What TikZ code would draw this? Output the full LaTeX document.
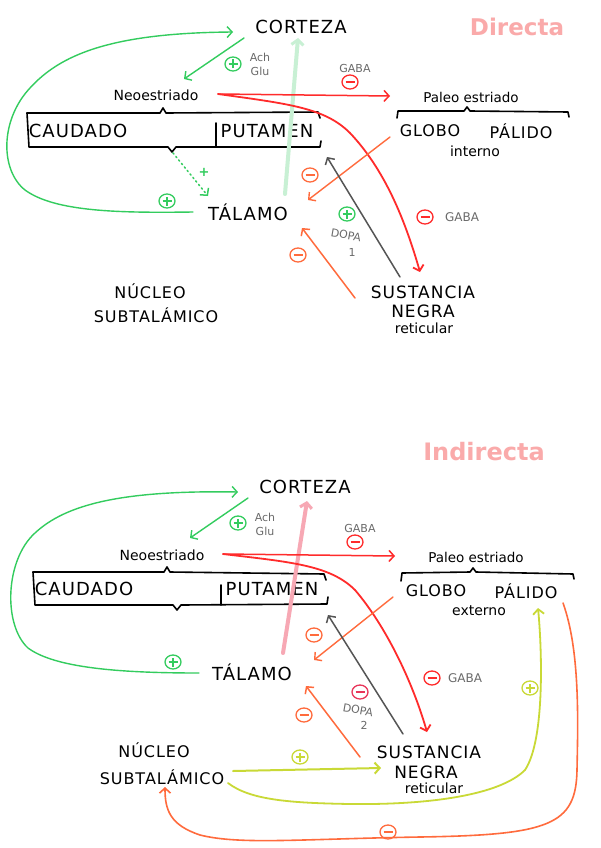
\documentclass[tikz,border=0pt]{standalone}
\usepackage{fontspec}
\setmainfont{DejaVu Sans}
\newfontfamily\capsf[LetterSpace=6]{DejaVu Sans}
\usetikzlibrary{arrows.meta,shapes.geometric}
\definecolor{cgreen}{HTML}{33CC5E}
\definecolor{cpale}{HTML}{C8F0D4}
\definecolor{cred}{HTML}{FF2B2B}
\definecolor{corange}{HTML}{FF6B3D}
\definecolor{cgrayline}{HTML}{555555}
\definecolor{cgraytext}{HTML}{6A6A6A}
\definecolor{cpinkt}{HTML}{FAAAAA}
\definecolor{cpinka}{HTML}{F7A8B4}
\definecolor{cyg}{HTML}{C9D936}
\definecolor{ccrim}{HTML}{E8365A}
\begin{document}
\begin{tikzpicture}[x=1pt,y=-1pt,
  capL/.style={font=\capsf\fontsize{18}{20}\selectfont,inner sep=0pt},
  capM/.style={font=\capsf\fontsize{17}{19}\selectfont,inner sep=0pt},
  capS/.style={font=\capsf\fontsize{16}{18}\selectfont,inner sep=0pt},
  txt/.style={font=\fontsize{14}{16}\selectfont,inner sep=0pt},
  lbl/.style={font=\fontsize{11}{12}\selectfont,text=cgraytext,inner sep=0pt},
  ttl/.style={font=\bfseries\fontsize{23}{25}\selectfont,text=cpinkt,inner sep=0pt},
  brc/.style={line width=1.6pt,line join=round,line cap=round},
  arr/.style={line width=#1,line cap=round,-{Straight Barb[length=5pt,width=11pt]}},
  sgn/.style={draw=#1,line width=1.3pt,ellipse,minimum width=16pt,minimum height=14pt,inner sep=0pt},
  plusn/.style={sgn=#1,path picture={\draw[#1,line width=1.2pt]
      ([xshift=-4.5pt]path picture bounding box.center) -- ([xshift=4.5pt]path picture bounding box.center)
      ([yshift=-4.5pt]path picture bounding box.center) -- ([yshift=4.5pt]path picture bounding box.center);}},
  minusn/.style={sgn=#1,path picture={\draw[#1,line width=1.2pt]
      ([xshift=-4.5pt]path picture bounding box.center) -- ([xshift=4.5pt]path picture bounding box.center);}}
]
\fill[white] (0,0) rectangle (600,848);
\useasboundingbox (0,0) rectangle (600,848);

%================ DIRECTA ================
\node[capL] (cort1) at (301,27) {CORTEZA};
\node[ttl] (dir) at (517,27) {Directa};
\node[txt] (neo1) at (156,95) {Neoestriado};
\node[capL] (cau1) at (78,131) {CAUDADO};
\node[capL] (put1) at (267,131) {PUTAMEN};
\node[txt,font=\fontsize{13.5}{15}\selectfont] (pal1) at (471,97) {Paleo estriado};
\node[capS] (glo1) at (430,131) {GLOBO};
\node[capS] (pali1) at (521,131) {PÁLIDO};
\node[txt] (int1) at (475,151) {interno};
\node[capL] (tal1) at (248,212) {TÁLAMO};
\node[capM] (sus1) at (423,292) {SUSTANCIA};
\node[capM] (neg1) at (423,311) {NEGRA};
\node[txt] (ret1) at (424,328) {reticular};
\node[capS] (nuc1) at (150,291) {NÚCLEO};
\node[capS] (sub1) at (156,315) {SUBTALÁMICO};

\node[lbl] (ach1) at (260,57) {Ach};
\node[lbl] (glu1) at (260,71) {Glu};
\node[lbl] (gaba1a) at (355,68) {GABA};
\node[lbl,font=\fontsize{12}{13}\selectfont] (gaba1b) at (462,217) {GABA};
\node[lbl,rotate=-10] (dopa1) at (346,235) {DOPA};
\node[lbl] (one1) at (352,252) {1};

\node[plusn=cgreen] (pl1a) at (233,64) {};
\node[plusn=cgreen] (pl1b) at (167,201) {};
\node[text=cgreen,font=\bfseries\fontsize{13}{13}\selectfont,inner sep=0pt] (pl1plus) at (204,172) {+};
\node[minusn=cred] (mi1a) at (350,82) {};
\node[minusn=cred] (mi1b) at (425,217) {};
\node[minusn=corange] (mi1c) at (310,175) {};
\node[plusn=cgreen] (pl1c) at (347,214) {};
\node[minusn=corange] (mi1d) at (298,255) {};

% braces
\draw[brc] (27,113) -- (160,113) -- (163,108) -- (166,113) -- (318,112) -- (320,118);
\draw[brc] (27,113) -- (29,147) -- (168,147) -- (172,152) -- (176,147) -- (320,147) -- (321,141);
\draw[brc] (216,123) -- (216,147);
\draw[brc] (397,118) -- (398,111) -- (464,111) -- (467,107) -- (470,111) -- (568,112) -- (569,117);

% connectors
\coordinate (g1a) at (193,212);
\coordinate (g1b) at (233,32);
\draw[arr=1.4pt,cgreen] (g1a) .. controls (120,213) and (55,212) .. (25,190)
   .. controls (0,170) and (0,120) .. (30,88) .. controls (60,55) and (110,33) .. (g1b);
\coordinate (g2a) at (244,38);
\coordinate (g2b) at (184,79);
\draw[arr=1.4pt,cgreen] (g2a) -- (g2b);
\coordinate (pg1a) at (285,194);
\coordinate (pg1b) at (298,38);
\draw[arr=4pt,cpale,-{Straight Barb[length=5pt,width=12pt,line width=3pt]}] (pg1a) -- (pg1b);
\coordinate (dt1a) at (173,153);
\coordinate (dt1b) at (208,196);
\draw[arr=1.5pt,cgreen,dash pattern=on 1.5pt off 3pt] (dt1a) -- (dt1b);
\coordinate (r1a) at (218,94);
\coordinate (r1b) at (390,96);
\draw[arr=1.5pt,cred] (r1a) -- (r1b);
\coordinate (r2b) at (420,272);
\draw[arr=1.8pt,cred] (r1a) .. controls (290,104) and (325,108) .. (350,133)
   .. controls (385,170) and (405,220) .. (r2b);
\coordinate (o1a) at (390,137);
\coordinate (o1b) at (308,200);
\draw[arr=1.4pt,corange] (o1a) -- (o1b);
\coordinate (gr1a) at (400,277);
\coordinate (gr1b) at (327,157);
\draw[arr=1.5pt,cgrayline] (gr1a) -- (gr1b);
\coordinate (o2a) at (355,298);
\coordinate (o2b) at (302,228);
\draw[arr=1.5pt,corange] (o2a) -- (o2b);

%================ INDIRECTA ================
\node[capL] (cort2) at (305,487) {CORTEZA};
\node[ttl,font=\bfseries\fontsize{24}{26}\selectfont] (ind) at (484,452) {Indirecta};
\node[txt] (neo2) at (162,555) {Neoestriado};
\node[capL] (cau2) at (84,589) {CAUDADO};
\node[capL] (put2) at (272,589) {PUTAMEN};
\node[txt,font=\fontsize{13.5}{15}\selectfont] (pal2) at (476,557) {Paleo estriado};
\node[capS] (glo2) at (436,591) {GLOBO};
\node[capS] (pali2) at (526,591) {PÁLIDO};
\node[txt] (ext2) at (479,611) {externo};
\node[capL] (tal2) at (252,672) {TÁLAMO};
\node[capM] (sus2) at (429,752) {SUSTANCIA};
\node[capM] (neg2) at (426,772) {NEGRA};
\node[txt] (ret2) at (434,788) {reticular};
\node[capS] (nuc2) at (154,750) {NÚCLEO};
\node[capS] (sub2) at (162,777) {SUBTALÁMICO};

\node[lbl] (ach2) at (265,517) {Ach};
\node[lbl] (glu2) at (265,531) {Glu};
\node[lbl] (gaba2a) at (360,528) {GABA};
\node[lbl,font=\fontsize{12}{13}\selectfont] (gaba2b) at (465,678) {GABA};
\node[lbl,rotate=-10] (dopa2) at (358,710) {DOPA};
\node[lbl] (two2) at (364,725) {2};

\node[plusn=cgreen] (pl2g) at (238,523) {};
\node[minusn=cred] (mi2a) at (355,542) {};
\node[minusn=cred] (mi2r) at (432,678) {};
\node[minusn=corange] (mi2b) at (314,635) {};
\node[minusn=ccrim] (mi2c) at (360,692) {};
\node[minusn=corange] (mi2d) at (304,715) {};
\node[plusn=cgreen] (pl2a) at (173,662) {};
\node[plusn=cyg] (pl2b) at (300,757) {};
\node[plusn=cyg] (pl2c) at (530,688) {};
\node[minusn=corange] (mi2e) at (388,832) {};

% braces
\draw[brc] (33,572) -- (164,572) -- (167,567) -- (170,572) -- (324,574) -- (326,580);
\draw[brc] (33,572) -- (35,605) -- (173,605) -- (177,610) -- (181,605) -- (327,604) -- (328,597);
\draw[brc] (221,585) -- (221,605);
\draw[brc] (401,581) -- (402,573) -- (470,572) -- (473,568) -- (476,572) -- (573,574) -- (574,579);

% connectors
\coordinate (g3a) at (199,673);
\coordinate (g3b) at (238,492);
\draw[arr=1.4pt,cgreen] (g3a) .. controls (120,673) and (55,668) .. (28,648)
   .. controls (3,625) and (5,560) .. (35,533) .. controls (65,505) and (120,490) .. (g3b);
\coordinate (g4a) at (248,498);
\coordinate (g4b) at (190,538);
\draw[arr=1.4pt,cgreen] (g4a) -- (g4b);
\coordinate (pk2a) at (283,653);
\coordinate (pk2b) at (307,501);
\draw[arr=4pt,cpinka,-{Straight Barb[length=5pt,width=12pt,line width=3pt]}] (pk2a) -- (pk2b);
\coordinate (r3a) at (223,554);
\coordinate (r3b) at (395,556);
\draw[arr=1.5pt,cred] (r3a) -- (r3b);
\coordinate (r4b) at (427,732);
\draw[arr=1.8pt,cred] (r3a) .. controls (290,562) and (330,565) .. (355,590)
   .. controls (385,625) and (412,680) .. (r4b);
\coordinate (o3a) at (393,597);
\coordinate (o3b) at (314,660);
\draw[arr=1.4pt,corange] (o3a) -- (o3b);
\coordinate (gr2a) at (403,734);
\coordinate (gr2b) at (328,615);
\draw[arr=1.5pt,cgrayline] (gr2a) -- (gr2b);
\coordinate (o4a) at (360,757);
\coordinate (o4b) at (306,686);
\draw[arr=1.5pt,corange] (o4a) -- (o4b);
\coordinate (y1a) at (233,771);
\coordinate (y1b) at (381,768);
\draw[arr=2pt,cyg] (y1a) -- (y1b);
\coordinate (y2a) at (228,783);
\coordinate (y2b) at (538,608);
\draw[arr=1.8pt,cyg] (y2a) .. controls (250,800) and (290,803) .. (350,804)
   .. controls (430,805) and (500,795) .. (525,770) .. controls (545,740) and (542,650) .. (y2b);
\coordinate (o5a) at (563,603);
\coordinate (o5b) at (165,787);
\draw[arr=1.6pt,corange] (o5a) .. controls (580,650) and (578,720) .. (577,770)
   .. controls (576,825) and (550,835) .. (420,837) .. controls (300,839) and (240,845) .. (200,835)
   .. controls (170,825) and (165,810) .. (o5b);
\end{tikzpicture}
\end{document}
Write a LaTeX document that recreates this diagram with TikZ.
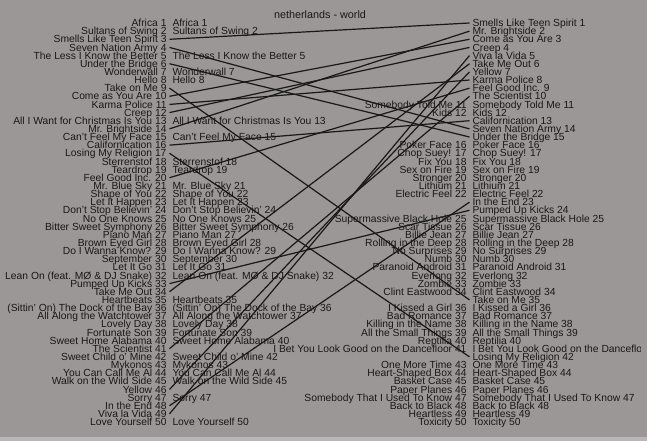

AIM
From the listing above, return each line with the word "LaTeX".

FINISHED TASK
What TikZ code would draw this? Output the full LaTeX document.
Write a LaTeX document that recreates this diagram with TikZ.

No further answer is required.